═════ Exercise data ═════
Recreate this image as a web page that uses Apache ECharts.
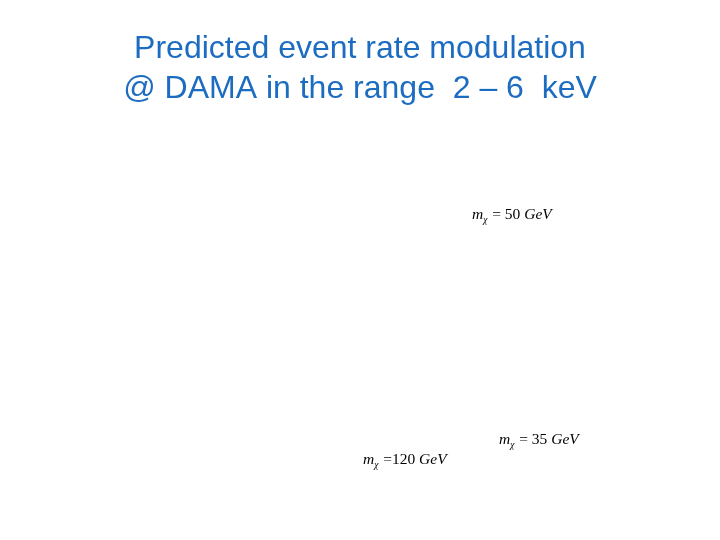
<!DOCTYPE html>
<html>
<head>
<meta charset="utf-8">
<script src="https://cdn.jsdelivr.net/npm/echarts@6/dist/echarts.min.js"></script>
<style>html,body{margin:0;padding:0;background:#fff;}#c{width:720px;height:540px;}</style>
</head>
<body>
<div id="c"></div>
<script>
var titleLines = ['Predicted event rate modulation', '@ DAMA in the range  2 \u2013 6  keV'];
var massValues = ['50', '35', '120'];
var massSeparators = [' = ', ' = ', ' ='];
var massUnit = 'GeV';

var chart = echarts.init(document.getElementById('c'));
var labelPos = [[472, 205], [499, 430], [363, 450]];
var fs = 15.5;
var rich = {
  m: {fontFamily: 'Liberation Serif', fontStyle: 'italic', fontSize: fs, color: '#000', lineHeight: 20},
  s: {fontFamily: 'Liberation Serif', fontStyle: 'italic', fontSize: 9.5, color: '#000', lineHeight: 20, padding: [10, 1, 0, 0]},
  e: {fontFamily: 'Liberation Serif', fontSize: fs, color: '#000', lineHeight: 20},
  u: {fontFamily: 'Liberation Serif', fontStyle: 'italic', fontSize: fs, color: '#000', lineHeight: 20}
};
var graphics = massValues.map(function (v, i) {
  return {
    type: 'text', left: labelPos[i][0], top: labelPos[i][1],
    style: {
      text: '{m|m}{s|\u03c7}{e|' + massSeparators[i] + v + ' }{u|' + massUnit + '}',
      rich: rich
    }
  };
});
var titleTops = [29, 69];
chart.setOption({
  backgroundColor: '#fff',
  title: titleLines.map(function (t, i) {
    return {
      text: t, left: 'center', top: titleTops[i], padding: 0,
      textStyle: {fontFamily: 'Liberation Sans', fontSize: 32, fontWeight: 'normal', color: '#1c6cc2', lineHeight: 40}
    };
  }),
  graphic: graphics,
  series: []
});
</script>
</body>
</html>
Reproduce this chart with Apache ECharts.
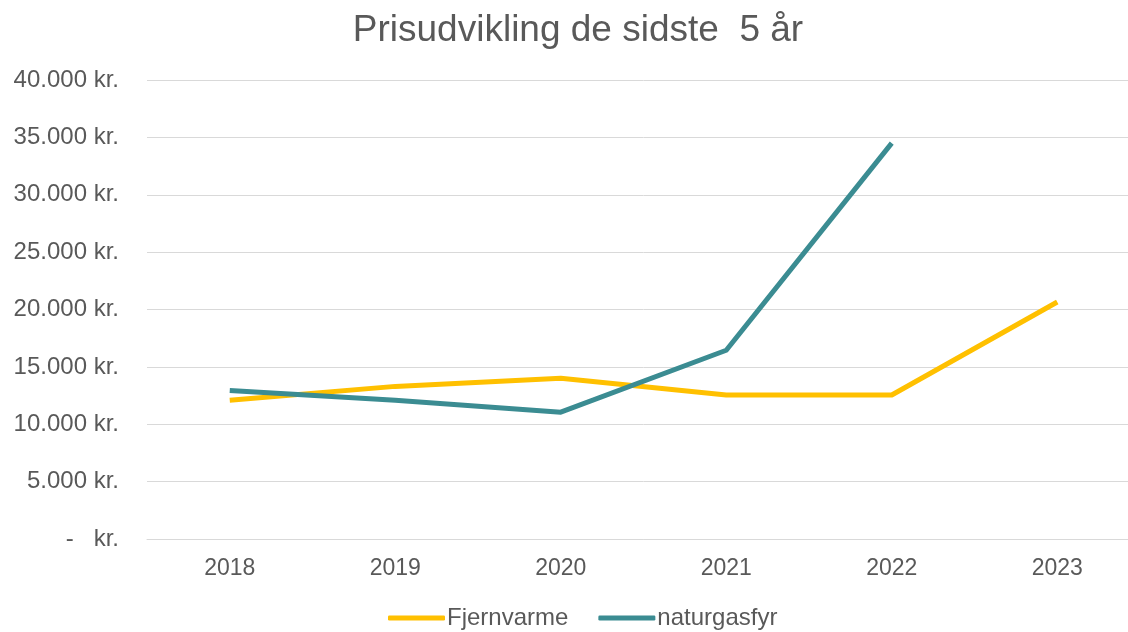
═════
What needs to be done: Write out the lines from the start of the material to the line with "var massUnit = 'GeV';", inclusive and exactly. Skip the pictures.

Reply to the task:
Recreate this image as a web page that uses Apache ECharts.
<!DOCTYPE html>
<html>
<head>
<meta charset="utf-8">
<script src="https://cdn.jsdelivr.net/npm/echarts@6/dist/echarts.min.js"></script>
<style>html,body{margin:0;padding:0;background:#fff;}#c{width:720px;height:540px;}</style>
</head>
<body>
<div id="c"></div>
<script>
var titleLines = ['Predicted event rate modulation', '@ DAMA in the range  2 \u2013 6  keV'];
var massValues = ['50', '35', '120'];
var massSeparators = [' = ', ' = ', ' ='];
var massUnit = 'GeV';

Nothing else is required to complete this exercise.